Name | Contents | Restrictions |
---|---|---|
.cinit | Tables for explicitly initialized global and static variables | Program |
.const | Global and static const variables that are explicitly initialized and string literals | Low 64K data |
.econst | Far constant variables | Anywhere in data |
.pinit | Tables for global object constructors | Program |
.switch | Tables for implementing switch statements | Program (with -mt option)
Data (without -mt option) |
.text | Executable code and constants | Program |
The uninitialized group of sections is composed of variables, the stack, and malloc memory. Table 2 shows the uninitialized sections produced by the compiler.
Name | Contents | Restrictions |
---|---|---|
.bss | Global and static variables | Low 64K data |
.ebss | Far global/static variables | Anywhere in data |
.stack | Stack space | Low 64K data |
.sysmem | Memory for malloc functions | Low 64K data |
.esysmem | Memory for far_malloc functions | Anywhere in data |
Once the compiler has generated these sections the linker takes the individual sections from each source file and combines them to create an output section. The linker command file (.cmd) is used to tell the linker where to allocate these sections. Initialized sections must be assigned to a non volatile memory like Flash/ROM so the application is not erased when power is removed from the target. Uninitialized sections can be allocated to RAM as they are initialized during code execution.
For more information regarding compiler sections and linking, see the TMS320C28x Assembly Language Tools User’s Guide (SPRU513) and the TMS320C28x Optimizing C/C++ Compiler User’s Guide (SPRU514).
Texas Instruments has multiple examples available that show the use of the linker command file to allocate compiler sections. One such example is the Running an Application from Internal Flash Memory on the TMS320F28xx DSP (SPRA958). This application report provides examples that demonstrate the use of the linker command file for both RAM based and Flash based projects.

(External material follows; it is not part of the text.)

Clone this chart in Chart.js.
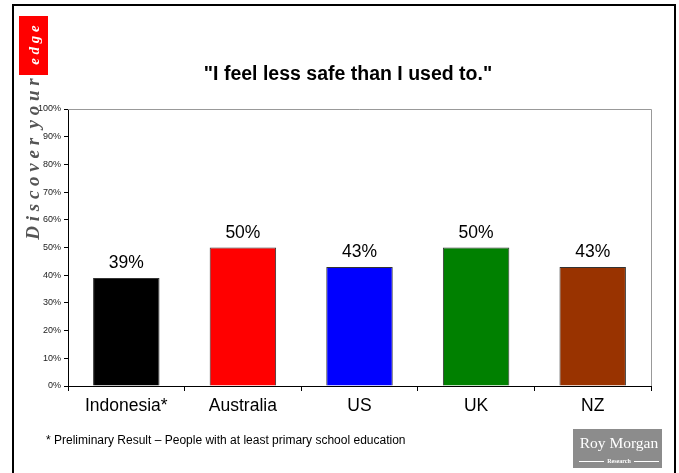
<!DOCTYPE html>
<html><head><meta charset="utf-8">
<script src="https://cdn.jsdelivr.net/npm/chart.js@4"></script>
<style>html,body{margin:0;padding:0;background:#fff;}#wrap{width:679px;height:473px;position:relative;}</style>
</head><body><div id="wrap"><canvas id="c" width="679" height="473"></canvas></div>
<script>
const categories = ["Indonesia*", "Australia", "US", "UK", "NZ"];
const values = [39, 50, 43, 50, 43];
const barColors = ["#000000", "#ff0000", "#0000ff", "#008000", "#993300"];
const yTicks = [0, 10, 20, 30, 40, 50, 60, 70, 80, 90, 100];
const titleText = '"I feel less safe than I used to."';
const footnote = "* Preliminary Result \u2013 People with at least primary school education";

const deco = {
  id: 'deco',
  beforeDraw(chart) {
    const ctx = chart.ctx;
    ctx.save();
    ctx.fillStyle = '#fff';
    ctx.fillRect(0, 0, 679, 473);
    // outer frame
    ctx.strokeStyle = '#000';
    ctx.lineWidth = 2;
    ctx.strokeRect(13, 5, 662, 480);
    // red logo box
    ctx.fillStyle = '#ff0000';
    ctx.fillRect(19, 16, 29, 59);
    ctx.translate(39, 45);
    ctx.rotate(-Math.PI / 2);
    ctx.fillStyle = '#fff';
    ctx.font = 'italic bold 15px "Liberation Serif", serif';
    ctx.textAlign = 'center';
    ctx.textBaseline = 'alphabetic';
    ctx.fillText('e d g e', 0, 0);
    ctx.restore();
    ctx.save();
    ctx.translate(39, 159);
    ctx.rotate(-Math.PI / 2);
    ctx.fillStyle = '#555';
    ctx.font = 'italic bold 19px "Liberation Serif", serif';
    ctx.textAlign = 'center';
    ctx.fillText('D i s c o v e r  y o u r', 0, 0);
    ctx.restore();
    // title
    ctx.save();
    ctx.fillStyle = '#000';
    ctx.font = 'bold 19.5px "Liberation Sans", Arial, sans-serif';
    ctx.textAlign = 'center';
    ctx.textBaseline = 'middle';
    ctx.fillText(titleText, 348, 75);
    // footnote
    ctx.font = '12px "Liberation Sans", Arial, sans-serif';
    ctx.textAlign = 'left';
    ctx.fillText(footnote, 46, 441);
    // Roy Morgan logo
    ctx.fillStyle = '#8c8c8c';
    ctx.fillRect(573, 429, 89, 39);
    ctx.fillStyle = '#fff';
    ctx.font = '15.5px "Liberation Serif", serif';
    ctx.textAlign = 'center';
    ctx.fillText('Roy Morgan', 619, 444);
    ctx.font = 'bold 6px "Liberation Serif", serif';
    ctx.fillText('Research', 619, 461);
    ctx.strokeStyle = '#fff';
    ctx.lineWidth = 1;
    ctx.beginPath();
    ctx.moveTo(579, 461.5); ctx.lineTo(604, 461.5);
    ctx.moveTo(634, 461.5); ctx.lineTo(659, 461.5);
    ctx.stroke();
    ctx.restore();
  },
  afterDatasetsDraw(chart) {
    const ctx = chart.ctx;
    const a = chart.chartArea;
    ctx.save();
    ctx.strokeStyle = '#999';
    ctx.lineWidth = 1;
    ctx.beginPath();
    ctx.moveTo(a.left, Math.round(a.top) + 0.5);
    ctx.lineTo(Math.round(a.right) + 0.5, Math.round(a.top) + 0.5);
    ctx.lineTo(Math.round(a.right) + 0.5, a.bottom);
    ctx.stroke();
    const meta = chart.getDatasetMeta(0);
    ctx.fillStyle = '#000';
    ctx.font = '17.5px "Liberation Sans", Arial, sans-serif';
    ctx.textAlign = 'center';
    ctx.textBaseline = 'alphabetic';
    meta.data.forEach((bar, i) => {
      ctx.fillText(values[i] + '%', bar.x, bar.y - 10);
    });
    ctx.restore();
  }
};

new Chart(document.getElementById('c'), {
  type: 'bar',
  data: {
    labels: categories,
    datasets: [{
      data: values,
      backgroundColor: barColors,
      borderColor: '#333',
      borderWidth: 1,
      categoryPercentage: 1,
      barPercentage: 0.57
    }]
  },
  options: {
    responsive: false,
    animation: false,
    devicePixelRatio: 1,
    layout: { padding: { left: 0, right: 28, top: 109, bottom: 0 } },
    plugins: { legend: { display: false }, title: { display: false }, tooltip: { enabled: false } },
    scales: {
      x: {
        afterFit(s) { s.height = 87; },
        grid: { display: true, drawOnChartArea: false, drawTicks: true, tickLength: 5, offset: true, color: '#000' },
        border: { color: '#000', width: 1 },
        ticks: { color: '#000', font: { family: '"Liberation Sans", Arial, sans-serif', size: 17.5 }, padding: 5, maxRotation: 0 }
      },
      y: {
        min: 0, max: 100,
        afterFit(s) { s.width = 68; },
        afterBuildTicks(s) { s.ticks = yTicks.map(v => ({ value: v })); },
        grid: { display: true, drawOnChartArea: false, drawTicks: true, tickLength: 4, color: '#000' },
        border: { color: '#000', width: 1 },
        ticks: { color: '#222', font: { family: '"Liberation Sans", Arial, sans-serif', size: 9 }, padding: 3, callback: v => v + '%' }
      }
    }
  },
  plugins: [deco]
});
</script></body></html>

The C/C++ Header Files and Peripheral Examples for each C28x™ DSP generation also provides examples for RAM and Flash based examples. For more information, see C281x C/C++ Header Files and Peripheral Examples (SPRC097), C280x, C2801x C/C++ Header Files and Peripheral Examples Software Tools (SPRC191), and C2833x/C2823x C/C++ Header Files and Peripheral Examples Application Software (SPRC530).